[Entries with chart source code]

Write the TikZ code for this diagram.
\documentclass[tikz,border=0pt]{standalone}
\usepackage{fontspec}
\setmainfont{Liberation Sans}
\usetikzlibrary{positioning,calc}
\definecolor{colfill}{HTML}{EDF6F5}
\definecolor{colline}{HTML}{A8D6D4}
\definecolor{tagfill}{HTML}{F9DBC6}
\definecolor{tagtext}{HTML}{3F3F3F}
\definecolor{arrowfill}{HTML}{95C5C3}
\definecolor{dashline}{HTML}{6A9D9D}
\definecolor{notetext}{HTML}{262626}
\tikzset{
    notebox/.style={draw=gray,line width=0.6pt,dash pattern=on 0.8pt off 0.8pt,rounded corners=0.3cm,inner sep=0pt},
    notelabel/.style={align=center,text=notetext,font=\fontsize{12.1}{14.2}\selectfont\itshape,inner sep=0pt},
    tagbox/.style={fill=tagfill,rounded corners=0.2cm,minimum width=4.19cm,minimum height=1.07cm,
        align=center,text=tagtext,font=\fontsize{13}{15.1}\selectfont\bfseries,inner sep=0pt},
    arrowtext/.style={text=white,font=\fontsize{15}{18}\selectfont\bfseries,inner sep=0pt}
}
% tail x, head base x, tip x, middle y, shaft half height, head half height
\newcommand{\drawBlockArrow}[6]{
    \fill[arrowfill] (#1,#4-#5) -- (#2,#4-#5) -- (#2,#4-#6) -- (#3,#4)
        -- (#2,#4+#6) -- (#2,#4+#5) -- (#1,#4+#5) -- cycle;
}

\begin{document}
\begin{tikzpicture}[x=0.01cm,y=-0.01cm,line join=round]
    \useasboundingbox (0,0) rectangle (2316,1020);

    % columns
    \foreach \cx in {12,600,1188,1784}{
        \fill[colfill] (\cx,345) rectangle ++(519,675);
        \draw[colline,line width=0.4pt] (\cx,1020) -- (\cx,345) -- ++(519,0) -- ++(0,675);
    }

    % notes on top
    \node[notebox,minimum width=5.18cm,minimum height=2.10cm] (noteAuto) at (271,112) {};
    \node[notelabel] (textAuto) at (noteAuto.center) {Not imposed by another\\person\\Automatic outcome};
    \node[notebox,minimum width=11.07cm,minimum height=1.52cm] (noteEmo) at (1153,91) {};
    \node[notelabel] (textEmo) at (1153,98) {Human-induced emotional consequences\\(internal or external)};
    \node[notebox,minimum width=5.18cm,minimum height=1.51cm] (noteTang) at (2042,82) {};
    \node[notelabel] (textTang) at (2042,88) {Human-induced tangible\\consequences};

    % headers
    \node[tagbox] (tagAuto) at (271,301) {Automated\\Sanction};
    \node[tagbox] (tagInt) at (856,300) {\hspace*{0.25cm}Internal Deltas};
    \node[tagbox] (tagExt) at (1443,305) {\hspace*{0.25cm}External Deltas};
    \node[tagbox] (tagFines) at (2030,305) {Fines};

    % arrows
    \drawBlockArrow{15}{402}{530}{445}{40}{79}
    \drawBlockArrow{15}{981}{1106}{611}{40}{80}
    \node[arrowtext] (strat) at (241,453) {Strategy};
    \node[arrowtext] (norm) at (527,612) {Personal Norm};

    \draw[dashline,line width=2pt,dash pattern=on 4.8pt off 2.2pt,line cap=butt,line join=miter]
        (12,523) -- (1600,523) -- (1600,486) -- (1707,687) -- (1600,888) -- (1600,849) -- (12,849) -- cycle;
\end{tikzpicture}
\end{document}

==

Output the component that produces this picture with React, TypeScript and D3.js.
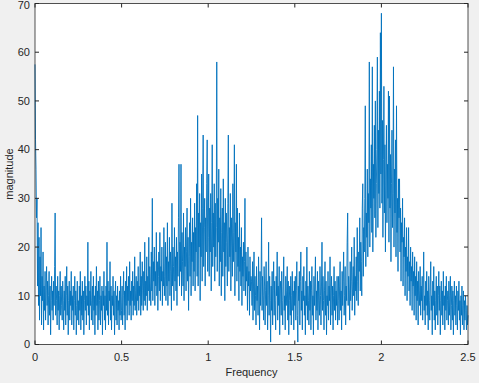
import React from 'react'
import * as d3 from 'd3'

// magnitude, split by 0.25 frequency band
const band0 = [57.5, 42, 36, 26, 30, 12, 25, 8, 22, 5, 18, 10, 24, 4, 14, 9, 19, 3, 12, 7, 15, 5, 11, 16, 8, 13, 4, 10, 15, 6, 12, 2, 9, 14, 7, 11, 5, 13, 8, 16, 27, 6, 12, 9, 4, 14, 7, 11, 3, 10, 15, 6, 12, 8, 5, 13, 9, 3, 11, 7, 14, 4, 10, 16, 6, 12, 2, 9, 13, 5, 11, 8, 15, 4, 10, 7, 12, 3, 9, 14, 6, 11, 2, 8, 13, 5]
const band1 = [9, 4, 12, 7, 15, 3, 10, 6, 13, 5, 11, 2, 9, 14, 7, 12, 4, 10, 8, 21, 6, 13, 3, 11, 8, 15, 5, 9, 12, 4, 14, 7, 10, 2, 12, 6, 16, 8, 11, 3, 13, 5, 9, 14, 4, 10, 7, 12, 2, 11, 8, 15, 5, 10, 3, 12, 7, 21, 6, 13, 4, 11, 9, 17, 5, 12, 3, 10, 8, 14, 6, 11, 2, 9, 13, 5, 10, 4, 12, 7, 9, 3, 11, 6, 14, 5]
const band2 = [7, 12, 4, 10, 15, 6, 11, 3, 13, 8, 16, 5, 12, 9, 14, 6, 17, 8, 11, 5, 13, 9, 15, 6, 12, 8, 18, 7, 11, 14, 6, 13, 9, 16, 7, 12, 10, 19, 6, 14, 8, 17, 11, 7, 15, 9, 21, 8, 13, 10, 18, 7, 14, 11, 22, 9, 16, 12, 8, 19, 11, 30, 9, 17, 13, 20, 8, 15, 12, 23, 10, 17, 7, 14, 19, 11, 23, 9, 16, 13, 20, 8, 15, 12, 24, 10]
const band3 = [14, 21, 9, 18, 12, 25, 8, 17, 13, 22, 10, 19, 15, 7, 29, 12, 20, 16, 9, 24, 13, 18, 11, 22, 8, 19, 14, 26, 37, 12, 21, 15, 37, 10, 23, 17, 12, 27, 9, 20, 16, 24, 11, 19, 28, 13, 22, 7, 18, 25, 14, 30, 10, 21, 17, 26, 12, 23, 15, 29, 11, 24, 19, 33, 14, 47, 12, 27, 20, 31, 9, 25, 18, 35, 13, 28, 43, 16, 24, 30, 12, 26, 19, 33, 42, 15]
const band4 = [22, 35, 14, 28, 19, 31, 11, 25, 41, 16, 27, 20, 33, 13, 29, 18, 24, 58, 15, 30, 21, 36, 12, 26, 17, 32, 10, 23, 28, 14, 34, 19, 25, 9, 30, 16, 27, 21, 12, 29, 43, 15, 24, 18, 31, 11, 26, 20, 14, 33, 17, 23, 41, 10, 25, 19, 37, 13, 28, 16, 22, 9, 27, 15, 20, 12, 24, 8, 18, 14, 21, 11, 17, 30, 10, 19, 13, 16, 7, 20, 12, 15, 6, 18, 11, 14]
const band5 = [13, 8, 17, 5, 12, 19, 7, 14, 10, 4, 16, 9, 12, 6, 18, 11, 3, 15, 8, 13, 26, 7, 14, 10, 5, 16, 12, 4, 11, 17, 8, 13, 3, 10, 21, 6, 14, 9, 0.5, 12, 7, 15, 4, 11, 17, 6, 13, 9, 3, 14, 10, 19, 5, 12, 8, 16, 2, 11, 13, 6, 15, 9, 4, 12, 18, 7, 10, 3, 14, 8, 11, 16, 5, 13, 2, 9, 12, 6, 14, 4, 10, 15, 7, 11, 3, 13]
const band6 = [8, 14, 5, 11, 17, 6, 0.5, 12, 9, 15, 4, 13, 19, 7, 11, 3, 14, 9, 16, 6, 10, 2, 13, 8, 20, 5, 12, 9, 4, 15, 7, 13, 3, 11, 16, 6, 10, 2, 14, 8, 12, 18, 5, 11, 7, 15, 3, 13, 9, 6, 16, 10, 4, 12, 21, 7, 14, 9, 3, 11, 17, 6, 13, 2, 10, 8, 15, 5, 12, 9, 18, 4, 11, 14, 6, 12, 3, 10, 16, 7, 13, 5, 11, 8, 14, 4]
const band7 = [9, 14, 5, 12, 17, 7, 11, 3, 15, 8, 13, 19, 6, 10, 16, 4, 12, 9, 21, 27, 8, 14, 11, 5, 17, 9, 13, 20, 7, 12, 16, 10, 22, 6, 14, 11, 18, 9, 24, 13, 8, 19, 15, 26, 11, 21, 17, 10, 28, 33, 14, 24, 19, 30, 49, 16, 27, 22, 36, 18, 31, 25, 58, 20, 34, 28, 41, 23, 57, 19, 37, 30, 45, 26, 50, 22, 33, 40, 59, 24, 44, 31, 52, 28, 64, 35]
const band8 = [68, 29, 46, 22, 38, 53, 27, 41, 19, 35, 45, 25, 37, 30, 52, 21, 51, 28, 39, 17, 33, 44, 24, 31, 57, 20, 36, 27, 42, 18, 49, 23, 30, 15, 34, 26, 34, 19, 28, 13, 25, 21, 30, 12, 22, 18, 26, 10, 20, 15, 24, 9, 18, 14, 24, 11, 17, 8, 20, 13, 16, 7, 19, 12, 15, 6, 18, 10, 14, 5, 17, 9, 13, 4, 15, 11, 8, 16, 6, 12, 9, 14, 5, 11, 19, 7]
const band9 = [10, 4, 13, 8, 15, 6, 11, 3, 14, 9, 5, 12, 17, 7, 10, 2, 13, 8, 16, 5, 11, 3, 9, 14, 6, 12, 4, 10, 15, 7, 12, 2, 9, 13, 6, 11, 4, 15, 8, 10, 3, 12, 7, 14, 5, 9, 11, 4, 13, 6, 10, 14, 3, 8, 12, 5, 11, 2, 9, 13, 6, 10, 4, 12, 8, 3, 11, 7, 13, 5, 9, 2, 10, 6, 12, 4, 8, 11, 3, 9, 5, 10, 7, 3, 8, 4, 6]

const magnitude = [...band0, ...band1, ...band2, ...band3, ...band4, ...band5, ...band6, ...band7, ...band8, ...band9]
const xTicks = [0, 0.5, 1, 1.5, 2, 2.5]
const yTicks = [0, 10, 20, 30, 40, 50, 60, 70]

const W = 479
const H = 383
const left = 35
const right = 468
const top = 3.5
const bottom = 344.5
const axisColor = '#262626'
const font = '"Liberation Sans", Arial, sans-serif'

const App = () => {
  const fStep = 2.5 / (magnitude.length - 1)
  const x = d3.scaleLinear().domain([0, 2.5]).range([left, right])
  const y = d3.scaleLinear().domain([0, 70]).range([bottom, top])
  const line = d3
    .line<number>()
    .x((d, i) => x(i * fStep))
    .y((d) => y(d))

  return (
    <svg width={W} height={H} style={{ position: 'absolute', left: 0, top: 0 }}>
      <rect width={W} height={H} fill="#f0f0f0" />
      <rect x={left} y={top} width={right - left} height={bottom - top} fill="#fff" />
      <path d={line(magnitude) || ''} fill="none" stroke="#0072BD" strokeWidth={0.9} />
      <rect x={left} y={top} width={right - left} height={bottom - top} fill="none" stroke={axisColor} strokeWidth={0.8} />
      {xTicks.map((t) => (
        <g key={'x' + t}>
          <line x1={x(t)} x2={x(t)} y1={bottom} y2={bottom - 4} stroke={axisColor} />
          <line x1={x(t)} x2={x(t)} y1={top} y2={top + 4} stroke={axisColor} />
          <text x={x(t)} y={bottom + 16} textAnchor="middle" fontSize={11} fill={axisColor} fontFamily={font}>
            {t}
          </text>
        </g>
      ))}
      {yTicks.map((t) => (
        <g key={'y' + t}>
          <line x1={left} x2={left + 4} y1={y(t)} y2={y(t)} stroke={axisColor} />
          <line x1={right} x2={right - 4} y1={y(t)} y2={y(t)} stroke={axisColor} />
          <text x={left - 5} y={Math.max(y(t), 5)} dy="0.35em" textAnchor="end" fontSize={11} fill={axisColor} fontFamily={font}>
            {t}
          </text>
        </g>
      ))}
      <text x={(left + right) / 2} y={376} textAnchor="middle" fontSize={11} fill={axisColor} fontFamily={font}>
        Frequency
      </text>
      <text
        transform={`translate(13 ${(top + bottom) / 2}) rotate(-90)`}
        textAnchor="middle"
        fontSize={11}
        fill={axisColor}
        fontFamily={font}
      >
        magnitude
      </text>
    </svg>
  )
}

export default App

Challenge
Copy the lines from the entries above in which the word "React" appears.

Full answer
Output the component that produces this picture with React, TypeScript and D3.js.
import React from 'react'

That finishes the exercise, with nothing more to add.